# [Directive]
Only the lines from the one containing "Emit a Python" through the one containing "caption = 'Tabel" should be output, both ends included and exactly as they appear, minus any pictures.

# [Extracted data]

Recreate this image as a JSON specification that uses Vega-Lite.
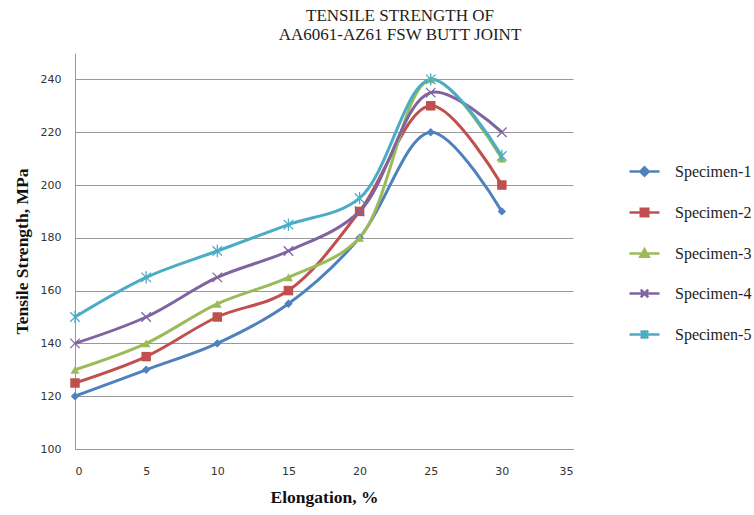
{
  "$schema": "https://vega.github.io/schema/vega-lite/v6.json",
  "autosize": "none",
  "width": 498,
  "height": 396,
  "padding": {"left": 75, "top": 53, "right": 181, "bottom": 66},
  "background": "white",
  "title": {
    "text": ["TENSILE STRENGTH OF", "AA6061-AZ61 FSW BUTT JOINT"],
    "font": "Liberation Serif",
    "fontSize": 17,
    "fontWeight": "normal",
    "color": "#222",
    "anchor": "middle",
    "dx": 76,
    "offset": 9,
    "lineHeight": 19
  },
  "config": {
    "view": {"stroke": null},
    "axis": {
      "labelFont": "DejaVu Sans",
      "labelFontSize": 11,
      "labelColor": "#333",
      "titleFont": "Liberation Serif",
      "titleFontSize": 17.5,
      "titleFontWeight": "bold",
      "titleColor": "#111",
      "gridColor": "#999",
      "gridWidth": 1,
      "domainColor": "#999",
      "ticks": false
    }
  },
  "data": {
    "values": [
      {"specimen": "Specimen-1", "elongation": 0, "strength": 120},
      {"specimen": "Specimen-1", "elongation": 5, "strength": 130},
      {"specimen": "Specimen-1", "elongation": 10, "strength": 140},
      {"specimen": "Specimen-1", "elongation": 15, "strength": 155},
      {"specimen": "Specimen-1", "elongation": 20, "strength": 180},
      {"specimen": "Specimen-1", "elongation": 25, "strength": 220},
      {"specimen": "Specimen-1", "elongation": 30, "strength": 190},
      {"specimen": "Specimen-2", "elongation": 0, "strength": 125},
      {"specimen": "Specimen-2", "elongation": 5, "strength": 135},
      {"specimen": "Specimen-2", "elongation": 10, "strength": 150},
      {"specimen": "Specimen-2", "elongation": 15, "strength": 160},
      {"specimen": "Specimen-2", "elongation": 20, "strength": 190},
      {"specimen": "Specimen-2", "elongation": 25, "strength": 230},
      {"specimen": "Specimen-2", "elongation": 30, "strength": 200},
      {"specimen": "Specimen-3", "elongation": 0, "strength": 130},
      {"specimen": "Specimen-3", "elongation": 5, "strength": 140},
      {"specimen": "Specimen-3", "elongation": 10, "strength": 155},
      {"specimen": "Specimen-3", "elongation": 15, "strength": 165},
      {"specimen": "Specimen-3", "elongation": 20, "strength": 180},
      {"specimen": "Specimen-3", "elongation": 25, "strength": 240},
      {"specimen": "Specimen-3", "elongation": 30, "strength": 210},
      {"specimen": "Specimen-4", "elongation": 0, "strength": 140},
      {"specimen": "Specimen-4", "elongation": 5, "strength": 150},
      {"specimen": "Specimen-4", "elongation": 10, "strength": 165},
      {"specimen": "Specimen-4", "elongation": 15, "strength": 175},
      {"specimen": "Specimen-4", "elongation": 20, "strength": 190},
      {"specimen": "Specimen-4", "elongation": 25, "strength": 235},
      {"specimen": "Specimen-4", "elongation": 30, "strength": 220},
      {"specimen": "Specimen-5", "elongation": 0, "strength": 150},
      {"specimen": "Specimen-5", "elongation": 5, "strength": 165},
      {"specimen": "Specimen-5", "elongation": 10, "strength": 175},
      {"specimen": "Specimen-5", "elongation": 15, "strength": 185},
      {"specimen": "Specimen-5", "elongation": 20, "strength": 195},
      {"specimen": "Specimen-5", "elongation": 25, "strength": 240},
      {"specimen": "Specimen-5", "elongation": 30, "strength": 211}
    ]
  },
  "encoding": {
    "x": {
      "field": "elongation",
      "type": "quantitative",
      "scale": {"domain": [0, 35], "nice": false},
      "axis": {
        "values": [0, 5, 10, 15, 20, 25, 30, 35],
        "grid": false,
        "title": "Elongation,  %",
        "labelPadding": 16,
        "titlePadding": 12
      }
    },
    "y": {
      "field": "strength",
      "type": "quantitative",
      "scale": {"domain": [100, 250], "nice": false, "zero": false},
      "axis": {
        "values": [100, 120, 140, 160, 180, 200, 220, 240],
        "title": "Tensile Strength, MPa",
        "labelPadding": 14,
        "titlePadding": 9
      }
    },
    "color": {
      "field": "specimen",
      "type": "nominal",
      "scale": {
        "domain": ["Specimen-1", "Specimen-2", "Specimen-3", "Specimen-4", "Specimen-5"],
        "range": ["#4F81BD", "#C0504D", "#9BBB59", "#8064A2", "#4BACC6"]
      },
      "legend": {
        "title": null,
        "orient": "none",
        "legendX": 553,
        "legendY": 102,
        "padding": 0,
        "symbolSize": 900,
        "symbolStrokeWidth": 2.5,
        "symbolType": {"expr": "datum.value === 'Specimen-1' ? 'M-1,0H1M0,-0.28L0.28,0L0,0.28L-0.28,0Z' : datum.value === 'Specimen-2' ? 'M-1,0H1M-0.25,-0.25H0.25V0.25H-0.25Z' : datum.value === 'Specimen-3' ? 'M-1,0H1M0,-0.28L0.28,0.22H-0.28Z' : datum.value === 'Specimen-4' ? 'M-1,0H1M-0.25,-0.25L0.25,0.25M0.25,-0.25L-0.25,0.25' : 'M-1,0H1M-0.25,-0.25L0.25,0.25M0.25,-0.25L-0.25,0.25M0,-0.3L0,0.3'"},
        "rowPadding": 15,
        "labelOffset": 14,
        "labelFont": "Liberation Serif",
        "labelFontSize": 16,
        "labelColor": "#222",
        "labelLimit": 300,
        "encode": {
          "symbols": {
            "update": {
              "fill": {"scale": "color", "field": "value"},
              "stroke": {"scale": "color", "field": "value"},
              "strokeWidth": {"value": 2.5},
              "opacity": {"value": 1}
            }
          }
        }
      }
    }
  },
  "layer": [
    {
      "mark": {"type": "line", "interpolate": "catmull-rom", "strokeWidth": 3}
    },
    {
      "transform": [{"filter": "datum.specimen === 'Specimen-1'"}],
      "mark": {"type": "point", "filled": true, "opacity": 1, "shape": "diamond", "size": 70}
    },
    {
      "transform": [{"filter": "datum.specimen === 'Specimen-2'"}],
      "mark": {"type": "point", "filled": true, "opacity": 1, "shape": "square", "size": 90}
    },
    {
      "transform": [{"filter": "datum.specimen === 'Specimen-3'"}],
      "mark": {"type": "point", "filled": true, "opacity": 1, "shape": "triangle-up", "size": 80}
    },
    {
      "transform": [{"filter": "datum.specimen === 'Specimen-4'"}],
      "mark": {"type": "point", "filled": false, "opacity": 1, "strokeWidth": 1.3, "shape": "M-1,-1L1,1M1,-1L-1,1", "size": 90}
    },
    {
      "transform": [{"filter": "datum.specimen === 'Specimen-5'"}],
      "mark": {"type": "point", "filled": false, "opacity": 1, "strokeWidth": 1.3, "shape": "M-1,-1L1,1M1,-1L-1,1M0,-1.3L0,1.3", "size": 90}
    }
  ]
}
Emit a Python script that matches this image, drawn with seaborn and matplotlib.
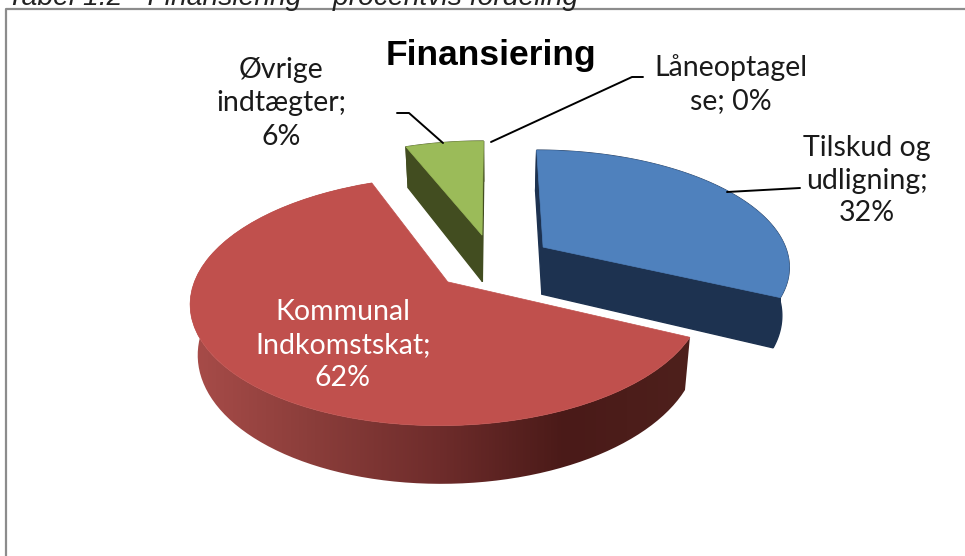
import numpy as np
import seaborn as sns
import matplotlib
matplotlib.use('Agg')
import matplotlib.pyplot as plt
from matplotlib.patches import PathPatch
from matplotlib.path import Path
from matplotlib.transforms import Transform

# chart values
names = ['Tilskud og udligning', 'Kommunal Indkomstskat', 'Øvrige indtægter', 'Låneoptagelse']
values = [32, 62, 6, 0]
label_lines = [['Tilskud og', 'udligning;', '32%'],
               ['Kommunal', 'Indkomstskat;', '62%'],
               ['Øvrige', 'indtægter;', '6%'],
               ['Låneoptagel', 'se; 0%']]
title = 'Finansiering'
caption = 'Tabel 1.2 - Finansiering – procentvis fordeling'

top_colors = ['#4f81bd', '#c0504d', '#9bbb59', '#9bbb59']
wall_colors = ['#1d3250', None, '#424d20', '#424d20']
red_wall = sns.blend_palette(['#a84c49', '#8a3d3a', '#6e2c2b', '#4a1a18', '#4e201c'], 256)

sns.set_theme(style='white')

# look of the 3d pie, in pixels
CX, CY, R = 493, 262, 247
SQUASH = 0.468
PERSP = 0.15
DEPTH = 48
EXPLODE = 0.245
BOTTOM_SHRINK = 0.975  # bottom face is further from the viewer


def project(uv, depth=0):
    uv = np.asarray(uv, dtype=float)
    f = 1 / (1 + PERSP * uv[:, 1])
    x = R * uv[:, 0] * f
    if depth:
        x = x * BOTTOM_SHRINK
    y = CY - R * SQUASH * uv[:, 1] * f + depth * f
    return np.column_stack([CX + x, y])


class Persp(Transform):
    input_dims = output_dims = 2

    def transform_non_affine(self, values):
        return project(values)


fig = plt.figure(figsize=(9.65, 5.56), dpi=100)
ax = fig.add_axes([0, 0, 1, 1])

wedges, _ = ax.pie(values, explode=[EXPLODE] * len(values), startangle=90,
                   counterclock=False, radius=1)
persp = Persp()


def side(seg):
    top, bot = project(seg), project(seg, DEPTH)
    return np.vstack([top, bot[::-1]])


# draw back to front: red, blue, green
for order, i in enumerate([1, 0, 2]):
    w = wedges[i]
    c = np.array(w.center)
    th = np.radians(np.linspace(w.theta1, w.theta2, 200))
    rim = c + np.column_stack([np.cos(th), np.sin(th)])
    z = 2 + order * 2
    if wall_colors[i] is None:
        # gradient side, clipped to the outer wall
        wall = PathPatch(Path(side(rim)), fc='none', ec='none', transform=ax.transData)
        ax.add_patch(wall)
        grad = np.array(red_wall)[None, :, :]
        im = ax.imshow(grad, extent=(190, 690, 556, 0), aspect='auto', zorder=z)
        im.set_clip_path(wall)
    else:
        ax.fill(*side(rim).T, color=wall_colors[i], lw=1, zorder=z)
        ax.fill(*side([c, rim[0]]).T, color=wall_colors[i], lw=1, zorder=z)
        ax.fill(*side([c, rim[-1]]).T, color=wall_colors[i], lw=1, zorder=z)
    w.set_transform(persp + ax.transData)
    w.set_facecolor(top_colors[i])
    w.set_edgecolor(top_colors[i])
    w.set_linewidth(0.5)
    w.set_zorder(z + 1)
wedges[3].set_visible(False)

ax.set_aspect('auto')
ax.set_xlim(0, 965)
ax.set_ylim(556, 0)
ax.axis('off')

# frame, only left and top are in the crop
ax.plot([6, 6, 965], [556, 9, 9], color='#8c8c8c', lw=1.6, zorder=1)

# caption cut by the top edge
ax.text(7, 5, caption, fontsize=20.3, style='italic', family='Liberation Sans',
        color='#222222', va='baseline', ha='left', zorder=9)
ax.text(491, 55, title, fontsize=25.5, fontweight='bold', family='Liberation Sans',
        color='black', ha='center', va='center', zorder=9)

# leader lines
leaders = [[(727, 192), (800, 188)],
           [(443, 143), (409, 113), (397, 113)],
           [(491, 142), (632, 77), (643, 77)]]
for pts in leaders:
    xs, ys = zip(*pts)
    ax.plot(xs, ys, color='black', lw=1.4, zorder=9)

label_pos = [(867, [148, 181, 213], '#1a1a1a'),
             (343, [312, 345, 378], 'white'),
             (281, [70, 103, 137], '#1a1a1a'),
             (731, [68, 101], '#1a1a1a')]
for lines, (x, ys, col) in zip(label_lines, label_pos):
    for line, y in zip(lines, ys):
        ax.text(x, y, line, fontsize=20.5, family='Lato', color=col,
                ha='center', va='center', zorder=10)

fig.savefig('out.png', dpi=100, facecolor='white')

# [Response]
Emit a Python script that matches this image, drawn with seaborn and matplotlib.
import numpy as np
import seaborn as sns
import matplotlib
matplotlib.use('Agg')
import matplotlib.pyplot as plt
from matplotlib.patches import PathPatch
from matplotlib.path import Path
from matplotlib.transforms import Transform

# chart values
names = ['Tilskud og udligning', 'Kommunal Indkomstskat', 'Øvrige indtægter', 'Låneoptagelse']
values = [32, 62, 6, 0]
label_lines = [['Tilskud og', 'udligning;', '32%'],
               ['Kommunal', 'Indkomstskat;', '62%'],
               ['Øvrige', 'indtægter;', '6%'],
               ['Låneoptagel', 'se; 0%']]
title = 'Finansiering'
caption = 'Tabel 1.2 - Finansiering – procentvis fordeling'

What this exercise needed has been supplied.